Changing the scale of analysis reveals examples in which population growth declined yet deforestation accelerated, population growth was accompanied by reforestation, or population growth attended a number of different human-environment responses (60). Examples of this are evident in the literature for Latin America where many nations have experienced declining rural populations but continued deforestation (48). A dramatic example is Ecuador whose Amazon region’s forest canopy is facing rapid attrition owing to growing settlements of frontier farmers, although overall rural population is declining because of falling fertility and rapid urbanization (61). This apparent anomaly is explained by the small populations, which account for a minority of a nation’s rural population, that move to forest frontiers and contribute a disproportionate amount to the nation’s total deforestation. In parts of the Brazilian Amazon, forest conversion has been driven increasingly by exogenous factors, such as the global demand for soybeans, and owing to increasingly mechanized farming, the region has also experienced rural population decline (62). Interestingly, the same association—rural depopulation and continued deforestation in Ecuador and Brazil—results from a completely different causal mechanism in the two cases, highlighting the importance both of scale and place-based effects. Similar scale-dependent phenomena emerge in Asian forest frontiers. Research in Thailand’s northeast suggests, for example, the importance of population factors at finer scales and of biophysical factors at coarser scales for explaining variation in plant biomass levels (63).
Land-cover dynamics are the most evident mark of human occupation of Earth. Links to population are both obvious (without human population presence there is no human impact on forests apart from acid rain) and exceedingly complex, e.g., at what spatial and temporal scales does population interact with political, economic, and social processes to produce LUCC? A challenge for future research is to disentangle the contributions of population and other dynamics across spatial and temporal scales. For example, more research is needed at the mesoscale (subnational) and to build causal chains across spatial scales. A diversity of research methods needs to be combined to improve our understanding of these space-dependent links, including remote sensing, geographic information systems, ecosystem process and multilevel modeling, surveys and interviews, participant observation, and stakeholder analyses.

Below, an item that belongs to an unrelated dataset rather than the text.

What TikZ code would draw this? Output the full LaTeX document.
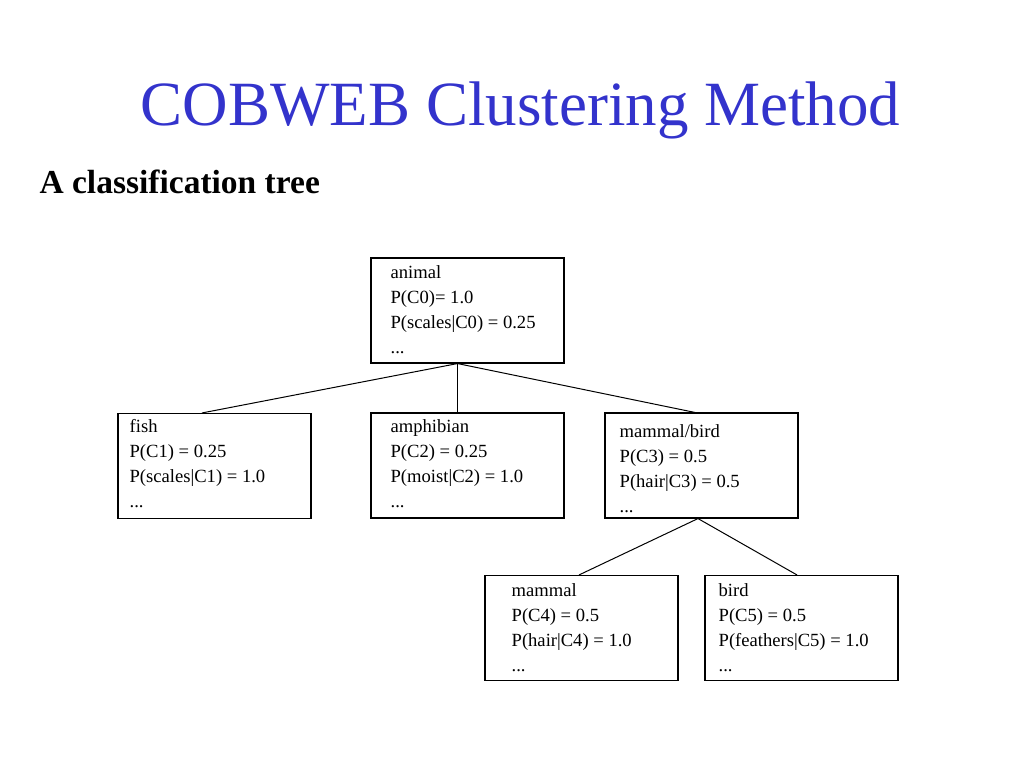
\documentclass[tikz,border=0pt]{standalone}
\usepackage{fontspec}
\setmainfont{Liberation Serif}
\usepackage{xcolor}
\usetikzlibrary{positioning,calc}

\definecolor{titleblue}{RGB}{51,51,204}

\begin{document}
\begin{tikzpicture}[
    x=1pt, y=-1pt,
    box/.style={rectangle, draw, line width=1.1pt, minimum width=193pt, minimum height=105pt, inner sep=0pt},
    info/.style={anchor=north west, align=left, inner sep=0pt, font=\fontsize{18.6}{25}\selectfont},
    line/.style={draw, line width=1pt}
]
\useasboundingbox (0,0) rectangle (1024,768);

% Title
\node [anchor=base, text=titleblue, font=\fontsize{63}{70}\selectfont] (title) at (520.5,125) {COBWEB Clustering Method};
\node [anchor=base west, font=\bfseries\fontsize{33.5}{40}\selectfont] (subtitle) at (36,193) {A classification tree};

% Root
\node [box] (animal) at (467.5,310.5) {};
\node [info] (animaltxt) at ($(animal.north west)+(20,8)$) {animal\\P(C0)= 1.0\\P(scales|C0) = 0.25\\...};

% Level 1
\node [box] (fish) at (214.5,466) {};
\node [info] (fishtxt) at ($(fish.north west)+(12,6)$) {fish\\P(C1) = 0.25\\P(scales|C1) = 1.0\\...};

\node [box] (amphibian) at (467.5,465.5) {};
\node [info] (amphibiantxt) at ($(amphibian.north west)+(20,7)$) {amphibian\\P(C2) = 0.25\\P(moist|C2) = 1.0\\...};

\node [box] (mambird) at (701.5,465.5) {};
\node [info] (mambirdtxt) at ($(mambird.north west)+(15,12)$) {mammal/bird\\P(C3) = 0.5\\P(hair|C3) = 0.5\\...};

% Level 2
\node [box] (mammal) at (581.5,628) {};
\node [info] (mammaltxt) at ($(mammal.north west)+(27,8)$) {mammal\\P(C4) = 0.5\\P(hair|C4) = 1.0\\...};

\node [box] (bird) at (801.5,628) {};
\node [info] (birdtxt) at ($(bird.north west)+(14,8)$) {bird\\P(C5) = 0.5\\P(feathers|C5) = 1.0\\...};

% Connections
\path [line] ([xshift=-10pt]animal.south) -- ([xshift=-12.5pt]fish.north);
\path [line] ([xshift=-10pt]animal.south) -- ([xshift=-10pt]amphibian.north);
\path [line] ([xshift=-10pt]animal.south) -- ([xshift=-6.5pt]mambird.north);
\path [line] ([xshift=-3.5pt]mambird.south) -- ([xshift=-2.5pt]mammal.north);
\path [line] ([xshift=-3.5pt]mambird.south) -- ([xshift=-4.5pt]bird.north);

\end{tikzpicture}
\end{document}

Agricultural Land Degradation or Improvement
Land-cover change research also considers changes in the quality of land resources as a result of human uses, which is the focus of this section. Perhaps the most contentious debate in the population-environment literature concerns the relationship between increasing population density in subsistence agricultural areas and land degradation or improvement. This is, in part, the result of widely differing estimates regarding the extent of land degradation, with global estimates ranging from 20 to 51 million km2 (64). This section considers arguments and evidence marshaled by two major schools of thought: the vicious circle proponents who believe that increasing population density in the context of high poverty almost inevitably leads to land degradation and the Boserupians who suggest that increasing density leads to intensification of agricultural systems such that yields per unit area (and per capita) are increased (see the theory section, above).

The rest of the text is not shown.